The Complete String Quartet Cycle by Heitor Villa-Lobos

The following essay comes from a posting to the rec.music.classical newsgroup by Saul Bitran, 1st violinist of the Cuarteto Latinamericano.  It is reprinted here with Saul's permission.
 
 
As part of the 26th Festival Internacional Cervantino, the Cuarteto Latinoamericano from Mexico will perform the 17 string quartets by Heitor Villa-Lobos in five concerts (October 20, 21, 22, 24 and 25, in Guanajuato, Mexico). The ensemble is currently recording the cycle for Dorian Records, and the first three volumes are already in the market. 
According to Marcelo Rodolfo, of the Villa-Lobos 
Museum in Rio de Janeiro, Brazil, this will be the first performance ever of the Brazilian composer's complete quartet cycle.

These 17 works are a landmark in the 20th century chamber music output...

These 17 works are a landmark in the 20th century chamber music output, not only quantitatively,  (an amount equaled only by Milhaud and Shostakovich), but especially because of their high quality.
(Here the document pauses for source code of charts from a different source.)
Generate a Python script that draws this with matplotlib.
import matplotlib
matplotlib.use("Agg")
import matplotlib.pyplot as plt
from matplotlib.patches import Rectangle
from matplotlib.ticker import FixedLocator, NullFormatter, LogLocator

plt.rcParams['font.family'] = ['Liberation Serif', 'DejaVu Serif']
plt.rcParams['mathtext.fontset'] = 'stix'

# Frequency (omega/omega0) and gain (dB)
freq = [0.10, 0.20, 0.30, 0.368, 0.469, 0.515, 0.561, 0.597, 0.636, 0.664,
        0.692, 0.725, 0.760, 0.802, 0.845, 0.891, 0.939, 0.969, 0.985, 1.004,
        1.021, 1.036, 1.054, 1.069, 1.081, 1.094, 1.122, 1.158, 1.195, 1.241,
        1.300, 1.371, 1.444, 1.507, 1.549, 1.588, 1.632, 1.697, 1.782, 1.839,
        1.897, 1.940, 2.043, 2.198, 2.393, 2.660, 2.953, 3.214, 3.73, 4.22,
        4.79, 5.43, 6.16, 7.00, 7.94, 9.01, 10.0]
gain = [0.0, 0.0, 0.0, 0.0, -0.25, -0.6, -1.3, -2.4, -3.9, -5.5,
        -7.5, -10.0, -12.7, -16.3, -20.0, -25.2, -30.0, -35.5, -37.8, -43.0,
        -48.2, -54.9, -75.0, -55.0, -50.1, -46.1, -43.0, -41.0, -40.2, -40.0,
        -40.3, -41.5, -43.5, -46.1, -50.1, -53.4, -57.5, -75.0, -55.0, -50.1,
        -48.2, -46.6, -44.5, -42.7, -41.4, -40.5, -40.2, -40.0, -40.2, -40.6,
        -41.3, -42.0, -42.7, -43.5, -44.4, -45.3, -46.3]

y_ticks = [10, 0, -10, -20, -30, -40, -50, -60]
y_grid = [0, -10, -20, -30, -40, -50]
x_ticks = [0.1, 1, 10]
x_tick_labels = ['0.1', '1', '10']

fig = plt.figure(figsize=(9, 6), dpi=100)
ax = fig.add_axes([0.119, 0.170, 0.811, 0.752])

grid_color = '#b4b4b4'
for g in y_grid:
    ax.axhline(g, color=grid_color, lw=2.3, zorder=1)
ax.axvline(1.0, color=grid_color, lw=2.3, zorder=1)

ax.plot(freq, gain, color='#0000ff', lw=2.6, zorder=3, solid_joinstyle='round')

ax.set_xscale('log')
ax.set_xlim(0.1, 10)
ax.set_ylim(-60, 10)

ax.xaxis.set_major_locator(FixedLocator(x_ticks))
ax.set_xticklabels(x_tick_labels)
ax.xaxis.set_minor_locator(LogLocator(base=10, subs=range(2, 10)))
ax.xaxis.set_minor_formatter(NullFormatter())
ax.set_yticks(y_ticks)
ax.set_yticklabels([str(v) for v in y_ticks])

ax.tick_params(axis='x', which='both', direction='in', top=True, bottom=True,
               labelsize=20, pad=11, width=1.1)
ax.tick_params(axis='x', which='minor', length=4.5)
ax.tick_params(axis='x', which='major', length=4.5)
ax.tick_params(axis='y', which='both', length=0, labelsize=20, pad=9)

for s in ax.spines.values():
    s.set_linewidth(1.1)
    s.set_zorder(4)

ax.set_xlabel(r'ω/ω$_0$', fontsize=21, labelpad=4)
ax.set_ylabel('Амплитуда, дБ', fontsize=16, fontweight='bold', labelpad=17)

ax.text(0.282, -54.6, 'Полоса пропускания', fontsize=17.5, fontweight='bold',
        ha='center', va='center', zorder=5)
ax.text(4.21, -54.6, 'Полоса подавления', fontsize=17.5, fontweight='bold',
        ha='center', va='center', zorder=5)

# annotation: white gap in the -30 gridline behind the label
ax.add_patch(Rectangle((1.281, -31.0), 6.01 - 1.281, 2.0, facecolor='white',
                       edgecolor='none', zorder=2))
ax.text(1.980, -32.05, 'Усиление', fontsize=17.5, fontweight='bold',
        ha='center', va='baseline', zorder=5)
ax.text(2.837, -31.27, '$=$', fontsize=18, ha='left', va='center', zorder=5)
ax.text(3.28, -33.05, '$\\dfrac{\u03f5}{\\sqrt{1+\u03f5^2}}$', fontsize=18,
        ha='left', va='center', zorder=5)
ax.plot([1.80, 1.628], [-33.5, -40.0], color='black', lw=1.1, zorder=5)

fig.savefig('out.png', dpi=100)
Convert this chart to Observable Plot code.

Villa-Lobos wrote quartets throughout his lifetime, allowing us to follow the composer's musical development step by step. The first Quartet was written in 1915 and the last one in 1957, only two years before his death. 
Even though all quartets share some common features  (richness of timbre, virtuosic instrumental writing, an astonishing abundance of melodic material, the nostalgic character of the slow movements, among others), they clearly reflect three groups, defined both stylistically and chronologically: 
  Quartets 1 to 6 (1915 to 1938) share the unmistakable influence of popular Brazilian music, French Impressionism and the interest for unusual performance techniques and original sonorities (abundant use of pizziccatti, harmonics, mutes, etc).

...an unparalleled milestone in 20th Century quartet literature...

The second group, (Quartets 7 to 9, 1941 to 1945) represents the pivotal part of the cycle. The depth of their expression, their harmonic sophistication, its counterpointal richness, the high level of instrumental difficulty and sheer length make them an unparalleled milestone in 20th Century quartet literature. 
The last seven quartets, (Quartets 10 to 17, 1946 to 1957) mark a return to a simpler, almost neoclassical compositional approach. The counterpoint becomes transparent and the rhythms simpler, although ever ingenious.